** GOAL **
Do not repeat pictures. Repeat exactly the lines of the listing below from its first line through the line with "d3.scaleLinear().domain([-5.45, 61.5]).range([plotB, plotT]);".

=== SOURCE DATA ===

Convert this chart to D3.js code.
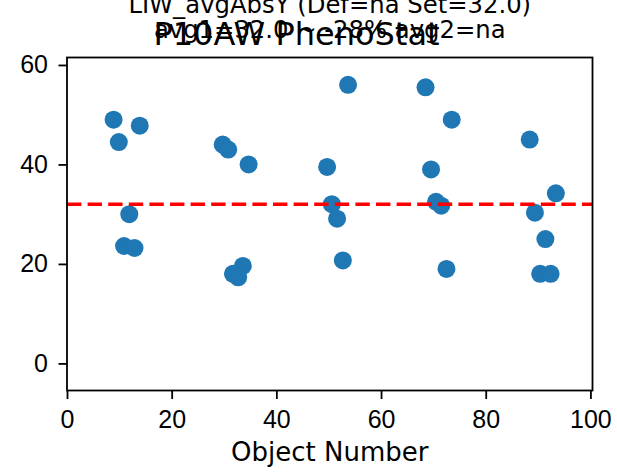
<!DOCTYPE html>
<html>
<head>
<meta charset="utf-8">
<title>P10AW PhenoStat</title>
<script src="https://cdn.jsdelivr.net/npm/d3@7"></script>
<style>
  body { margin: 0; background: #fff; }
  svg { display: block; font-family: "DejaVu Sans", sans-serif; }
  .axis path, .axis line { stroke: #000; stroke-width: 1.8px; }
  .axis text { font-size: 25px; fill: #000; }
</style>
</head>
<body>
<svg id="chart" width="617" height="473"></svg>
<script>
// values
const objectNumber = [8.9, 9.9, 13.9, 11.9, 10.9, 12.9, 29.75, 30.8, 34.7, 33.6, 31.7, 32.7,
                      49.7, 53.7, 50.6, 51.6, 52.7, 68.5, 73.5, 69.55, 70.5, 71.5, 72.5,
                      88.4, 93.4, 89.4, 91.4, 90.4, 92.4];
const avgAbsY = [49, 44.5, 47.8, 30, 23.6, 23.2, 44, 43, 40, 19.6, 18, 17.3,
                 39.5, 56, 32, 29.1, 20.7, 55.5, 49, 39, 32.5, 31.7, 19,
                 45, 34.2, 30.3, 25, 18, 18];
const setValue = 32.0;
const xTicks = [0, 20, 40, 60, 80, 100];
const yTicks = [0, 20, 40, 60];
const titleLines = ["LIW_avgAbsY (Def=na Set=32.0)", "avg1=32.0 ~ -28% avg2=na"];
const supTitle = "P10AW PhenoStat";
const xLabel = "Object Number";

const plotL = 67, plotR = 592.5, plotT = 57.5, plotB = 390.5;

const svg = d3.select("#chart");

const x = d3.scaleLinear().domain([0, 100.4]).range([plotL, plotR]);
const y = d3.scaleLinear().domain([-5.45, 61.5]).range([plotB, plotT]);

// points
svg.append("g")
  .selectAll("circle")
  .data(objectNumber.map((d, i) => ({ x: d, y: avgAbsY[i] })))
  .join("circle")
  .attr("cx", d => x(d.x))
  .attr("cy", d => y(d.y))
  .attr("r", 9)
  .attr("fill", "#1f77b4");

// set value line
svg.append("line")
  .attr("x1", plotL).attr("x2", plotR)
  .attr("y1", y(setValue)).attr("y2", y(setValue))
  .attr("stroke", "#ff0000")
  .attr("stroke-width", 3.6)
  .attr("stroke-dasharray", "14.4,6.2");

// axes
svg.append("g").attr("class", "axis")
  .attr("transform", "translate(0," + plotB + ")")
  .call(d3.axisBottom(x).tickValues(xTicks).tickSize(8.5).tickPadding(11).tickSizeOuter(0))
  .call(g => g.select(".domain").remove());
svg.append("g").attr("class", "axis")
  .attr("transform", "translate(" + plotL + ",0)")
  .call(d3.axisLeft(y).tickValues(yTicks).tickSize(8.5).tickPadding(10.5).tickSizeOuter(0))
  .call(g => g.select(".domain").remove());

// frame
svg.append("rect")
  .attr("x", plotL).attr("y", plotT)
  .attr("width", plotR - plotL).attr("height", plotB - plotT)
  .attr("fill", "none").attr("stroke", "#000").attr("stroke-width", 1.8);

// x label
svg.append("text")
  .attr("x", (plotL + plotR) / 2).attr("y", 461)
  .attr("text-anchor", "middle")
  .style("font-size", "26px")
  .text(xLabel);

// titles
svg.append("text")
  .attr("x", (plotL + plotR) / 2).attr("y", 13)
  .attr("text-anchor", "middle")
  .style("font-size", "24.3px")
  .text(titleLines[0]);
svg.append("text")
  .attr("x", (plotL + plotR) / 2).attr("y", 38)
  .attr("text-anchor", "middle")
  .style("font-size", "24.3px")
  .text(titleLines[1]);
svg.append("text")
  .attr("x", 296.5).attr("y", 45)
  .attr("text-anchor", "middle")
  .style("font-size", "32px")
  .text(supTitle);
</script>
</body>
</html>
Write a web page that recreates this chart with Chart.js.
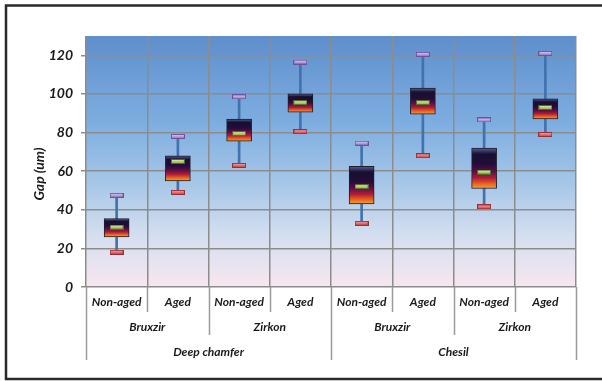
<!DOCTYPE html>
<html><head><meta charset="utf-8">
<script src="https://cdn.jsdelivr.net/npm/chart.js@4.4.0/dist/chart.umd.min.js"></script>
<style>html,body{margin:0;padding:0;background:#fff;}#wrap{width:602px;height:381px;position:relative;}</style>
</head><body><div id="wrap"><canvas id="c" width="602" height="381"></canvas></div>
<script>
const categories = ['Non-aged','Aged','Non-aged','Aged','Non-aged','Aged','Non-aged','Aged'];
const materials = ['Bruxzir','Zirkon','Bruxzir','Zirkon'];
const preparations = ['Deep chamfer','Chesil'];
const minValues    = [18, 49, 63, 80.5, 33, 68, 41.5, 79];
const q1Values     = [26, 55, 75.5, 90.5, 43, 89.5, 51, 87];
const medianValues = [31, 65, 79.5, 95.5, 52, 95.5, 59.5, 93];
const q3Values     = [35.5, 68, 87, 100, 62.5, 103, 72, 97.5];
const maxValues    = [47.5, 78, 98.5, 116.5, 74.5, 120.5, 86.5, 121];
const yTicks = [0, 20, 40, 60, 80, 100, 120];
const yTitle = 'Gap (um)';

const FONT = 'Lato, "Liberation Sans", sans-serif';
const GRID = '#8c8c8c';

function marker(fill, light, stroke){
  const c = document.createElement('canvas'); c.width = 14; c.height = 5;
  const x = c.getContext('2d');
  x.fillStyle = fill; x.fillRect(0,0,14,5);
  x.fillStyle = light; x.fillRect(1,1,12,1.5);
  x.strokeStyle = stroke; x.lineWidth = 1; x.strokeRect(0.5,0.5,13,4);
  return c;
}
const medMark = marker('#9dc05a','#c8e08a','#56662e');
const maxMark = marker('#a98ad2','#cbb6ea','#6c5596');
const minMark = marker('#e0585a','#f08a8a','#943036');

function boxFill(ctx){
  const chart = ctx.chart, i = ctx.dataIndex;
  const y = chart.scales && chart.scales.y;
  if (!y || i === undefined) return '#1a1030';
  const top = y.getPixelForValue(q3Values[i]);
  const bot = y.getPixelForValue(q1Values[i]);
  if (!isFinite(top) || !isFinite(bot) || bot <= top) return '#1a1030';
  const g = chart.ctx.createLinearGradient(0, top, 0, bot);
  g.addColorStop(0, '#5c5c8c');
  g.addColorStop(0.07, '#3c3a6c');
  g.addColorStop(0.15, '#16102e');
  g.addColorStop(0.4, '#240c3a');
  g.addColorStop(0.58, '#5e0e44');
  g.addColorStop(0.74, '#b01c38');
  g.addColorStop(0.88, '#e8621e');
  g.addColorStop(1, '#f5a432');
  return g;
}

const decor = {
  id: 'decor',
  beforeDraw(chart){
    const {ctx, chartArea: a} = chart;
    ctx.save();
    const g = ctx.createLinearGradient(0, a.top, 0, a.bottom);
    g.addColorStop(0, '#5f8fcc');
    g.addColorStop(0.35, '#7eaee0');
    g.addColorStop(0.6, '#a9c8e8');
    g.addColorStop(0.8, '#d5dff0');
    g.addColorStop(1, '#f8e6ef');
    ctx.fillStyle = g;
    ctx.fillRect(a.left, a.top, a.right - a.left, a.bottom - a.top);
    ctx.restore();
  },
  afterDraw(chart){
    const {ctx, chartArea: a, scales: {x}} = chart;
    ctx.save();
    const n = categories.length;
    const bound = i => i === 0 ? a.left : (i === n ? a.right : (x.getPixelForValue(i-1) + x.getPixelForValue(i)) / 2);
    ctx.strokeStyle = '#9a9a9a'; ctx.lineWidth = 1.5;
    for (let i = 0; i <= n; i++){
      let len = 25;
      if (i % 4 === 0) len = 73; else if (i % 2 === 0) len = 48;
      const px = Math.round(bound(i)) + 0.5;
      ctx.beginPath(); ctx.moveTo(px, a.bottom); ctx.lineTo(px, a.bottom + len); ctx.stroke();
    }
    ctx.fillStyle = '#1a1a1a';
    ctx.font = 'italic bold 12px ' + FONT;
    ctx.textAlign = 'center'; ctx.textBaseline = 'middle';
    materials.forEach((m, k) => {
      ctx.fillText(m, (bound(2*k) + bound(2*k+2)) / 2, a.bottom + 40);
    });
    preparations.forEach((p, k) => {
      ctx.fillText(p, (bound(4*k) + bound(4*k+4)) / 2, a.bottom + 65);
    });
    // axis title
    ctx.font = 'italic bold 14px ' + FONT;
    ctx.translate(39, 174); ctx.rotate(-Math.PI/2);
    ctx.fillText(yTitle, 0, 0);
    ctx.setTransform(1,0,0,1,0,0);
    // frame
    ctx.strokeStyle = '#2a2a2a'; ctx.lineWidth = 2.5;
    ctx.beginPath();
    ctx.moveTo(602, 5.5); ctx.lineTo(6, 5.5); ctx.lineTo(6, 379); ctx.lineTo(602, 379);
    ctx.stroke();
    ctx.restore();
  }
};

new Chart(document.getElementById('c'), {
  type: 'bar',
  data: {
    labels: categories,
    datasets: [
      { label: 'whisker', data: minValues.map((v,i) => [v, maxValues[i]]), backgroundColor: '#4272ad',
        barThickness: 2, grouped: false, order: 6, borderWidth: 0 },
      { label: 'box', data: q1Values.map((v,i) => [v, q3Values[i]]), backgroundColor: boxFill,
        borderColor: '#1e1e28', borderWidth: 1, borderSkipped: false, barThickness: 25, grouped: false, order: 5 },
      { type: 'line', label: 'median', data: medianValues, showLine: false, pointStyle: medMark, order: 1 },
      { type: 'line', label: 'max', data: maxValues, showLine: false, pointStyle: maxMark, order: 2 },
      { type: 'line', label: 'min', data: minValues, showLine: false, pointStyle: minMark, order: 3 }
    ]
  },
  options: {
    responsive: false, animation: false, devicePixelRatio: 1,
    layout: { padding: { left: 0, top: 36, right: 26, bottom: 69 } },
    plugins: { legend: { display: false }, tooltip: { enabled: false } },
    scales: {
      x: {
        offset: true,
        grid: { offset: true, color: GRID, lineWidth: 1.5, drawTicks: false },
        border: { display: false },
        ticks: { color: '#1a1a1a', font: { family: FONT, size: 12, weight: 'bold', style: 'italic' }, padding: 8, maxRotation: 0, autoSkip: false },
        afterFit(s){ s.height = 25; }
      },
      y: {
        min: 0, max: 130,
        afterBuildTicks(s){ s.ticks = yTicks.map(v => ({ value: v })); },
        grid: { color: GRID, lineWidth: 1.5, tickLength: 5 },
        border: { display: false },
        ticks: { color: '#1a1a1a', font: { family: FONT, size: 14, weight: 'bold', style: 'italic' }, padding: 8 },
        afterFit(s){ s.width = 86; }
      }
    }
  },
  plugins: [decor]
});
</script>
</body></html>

===

** TASK RESULT **
Convert this chart to D3.js code.
<!DOCTYPE html>
<html>
<head>
<meta charset="utf-8">
<title>P10AW PhenoStat</title>
<script src="https://cdn.jsdelivr.net/npm/d3@7"></script>
<style>
  body { margin: 0; background: #fff; }
  svg { display: block; font-family: "DejaVu Sans", sans-serif; }
  .axis path, .axis line { stroke: #000; stroke-width: 1.8px; }
  .axis text { font-size: 25px; fill: #000; }
</style>
</head>
<body>
<svg id="chart" width="617" height="473"></svg>
<script>
// values
const objectNumber = [8.9, 9.9, 13.9, 11.9, 10.9, 12.9, 29.75, 30.8, 34.7, 33.6, 31.7, 32.7,
                      49.7, 53.7, 50.6, 51.6, 52.7, 68.5, 73.5, 69.55, 70.5, 71.5, 72.5,
                      88.4, 93.4, 89.4, 91.4, 90.4, 92.4];
const avgAbsY = [49, 44.5, 47.8, 30, 23.6, 23.2, 44, 43, 40, 19.6, 18, 17.3,
                 39.5, 56, 32, 29.1, 20.7, 55.5, 49, 39, 32.5, 31.7, 19,
                 45, 34.2, 30.3, 25, 18, 18];
const setValue = 32.0;
const xTicks = [0, 20, 40, 60, 80, 100];
const yTicks = [0, 20, 40, 60];
const titleLines = ["LIW_avgAbsY (Def=na Set=32.0)", "avg1=32.0 ~ -28% avg2=na"];
const supTitle = "P10AW PhenoStat";
const xLabel = "Object Number";

const plotL = 67, plotR = 592.5, plotT = 57.5, plotB = 390.5;

const svg = d3.select("#chart");

const x = d3.scaleLinear().domain([0, 100.4]).range([plotL, plotR]);
const y = d3.scaleLinear().domain([-5.45, 61.5]).range([plotB, plotT]);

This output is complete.